I can comfortably say that in the last five+ years, we bootstrapped the company to success. It started as an internship graduate school project through alternative sources of funds support. I started with an initial grant from the Zell Lurie Entrepreneurial Institute at the University of Michigan as well as winning various business plan competitions. After that, we self-sustained to-date. In the same amount of time, the company has reached 30,000 American students and used disruptive technology to provide intervention at schools for at-risk students, elevating their assessment scores and overall learning.

Meticulous planning

My company, Elevate Learning (as Elevate K-12), has delivered one million hours of educational instruction, thanks to our network of 600 teachers across the country, and has grown to many millions of dollars in sales since 2010. We planned our sales and expenses meticulously in order to have funds to successfully re-invest in the business each year, and it worked! Our sales and expenses both grew at a remarkable, sustainable rate.

New concept, disruption, discipline

We made location irrelevant to education by providing structured virtual classes to excel students in K-12 beyond what is offered in the American education school system. And I attribute that in part to discipline. Not only discipline on the behalf of my team to make every hour and dollar count, but also as the role discipline plays in the service we offer, which has made all of the difference.

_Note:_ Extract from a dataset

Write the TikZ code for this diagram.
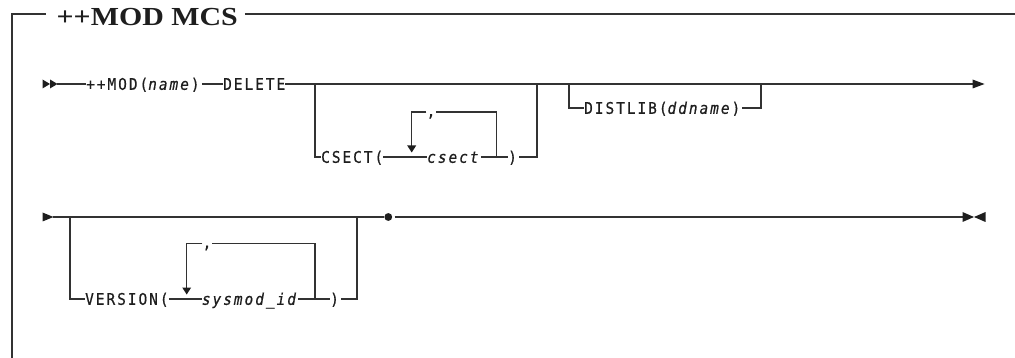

Plan to raise only when the product-market fit is ready

Since its start, the business has grown by 100% each year staying cash flow positive the entire time. We took some time to really understand what the market needs were. We took a year or two to perfect Elevate K-12. We always listened to customer feedback and worked hard on giving the “best” service possible. We hit a point where in order to reach more kids and expand both Elevate K-12 and our second new service Classblox, now in beta, into a diversified education platform, it was time to find the right investor.

Finding the right strategic investor

I was very clear since day one that our investor must understand and believe in the company cause and desire to impact K-12 education for all kids and also believe in our focus to build a sustainable company rather than a quick unicorn.

This spring we finished our first round of funding with Andy Bluhm (Delaware Street Capital) a well-known, savvy hedge fund billionaire with a passion for disruptive education technologies. I am extremely glad that a person as passionate as him is a part of the company. All of Andy’s investments in my company will go to scale Elevate K-12 and launch and grow Classblox. He also signed on to serve as a board observer and closely guides the vision for the two services.

Thanks to Andy’s investment and guidance, along with the hard work of my team, we are now massively scaling Elevate K-12 and conducting targeted pilots of Classblox around Chicago, IL and Ann Arbor, MI. The response from parents and kids using the classes while in beta has been phenomenal. We have seen a 3.6% conversion rate from visit to buy which breaks industry conversion metrics for revenue generating pilots.

Our goal is to give parents, students and schools access to these resources irrespective of whether they are in Montana or Rhode Island. With Elevate K-12 and Classblox, access to quality instructors and classes will not be restricted to where the student lives.